Significant detachment occurred at 37°C on PTFE, but only after the surface was completely colonized. It would seem that the rapid colonization of the surface resulted in the formation of cellular aggregates based on a relatively low number of adherent cells. Consequently, the aggregates became too voluminous and detached themselves because of the weak interactions of the few adherent cells with the hydrophobic PTFE. Interestingly, a phase of detachment took place after 1 day at 20°C on stainless steel, but this was transitory and the surface was almost completely colonized again 24 h later. At 20°C, L. monocytogenes colonized PTFE more slowly but without detachment, and at the end of 1 week, a three-dimensional structure with voluminous aggregates was visible. Biofilms could be stable at 20°C on PTFE due to the presence of flagella. Several authors have described the positive influence of flagellation and motility on the different stages of biofilm formation (33, 34).
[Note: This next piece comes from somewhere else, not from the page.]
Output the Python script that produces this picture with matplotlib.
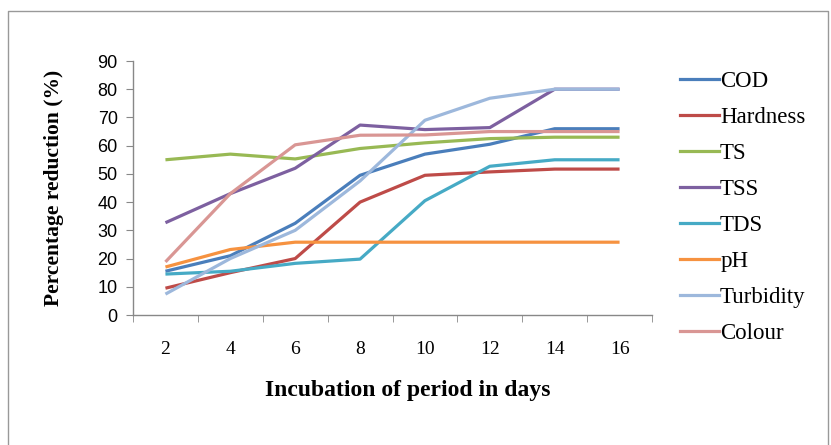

Flagellation could facilitate the contact with the substratum by overcoming any electrostatic repulsion forces (15) and in this way could help to form a more important layer of cells directly in contact with the surface. Such a phenomenon may explain the significant difference in biofilm stability observed on PTFE between 37 and 20°C. This study confirms that biofilms are dynamic structural entities in which detachment, growth, and movement of microcolonies take place (37). This dynamic may be at the origin of dissemination of microorganisms and contamination of surfaces, such as, for example, in food industries.
The observations of L. monocytogenes biofilms by SEM showed a significant spatial shape composed of aggregates surrounded by voids. These spaces could be the consequence of the treatments undergone by the samples before SEM observations or could correspond to water channels, as described by several authors (7, 10, 22). These water channels allow the distribution and circulation of nutrients and oxygen inside the biofilm. The greater cell length observed at low temperature, already described as well for planktonic cells (18), than for sessile cells growing under conditions of stress (5) gave evidence of an impaired physiology. The growth medium and the methodology used in this work show that it is possible to obtain a significant population of sessile cells with a three-dimensional shape. From a practical point of view, our results demonstrate that the use of PTFE (hydrophobic) surfaces in cold rooms may minimize the development of L. monocytogenes biofilms in food plants. In other respects, the size of the population obtained (
108 CFU/cm2) indicates the need for further investigations about the biofilm physiology and mechanisms of resistance to environmental stresses or to cleaning and disinfection treatments. Such studies are in progress in our laboratory, in particular by a proteomic approach.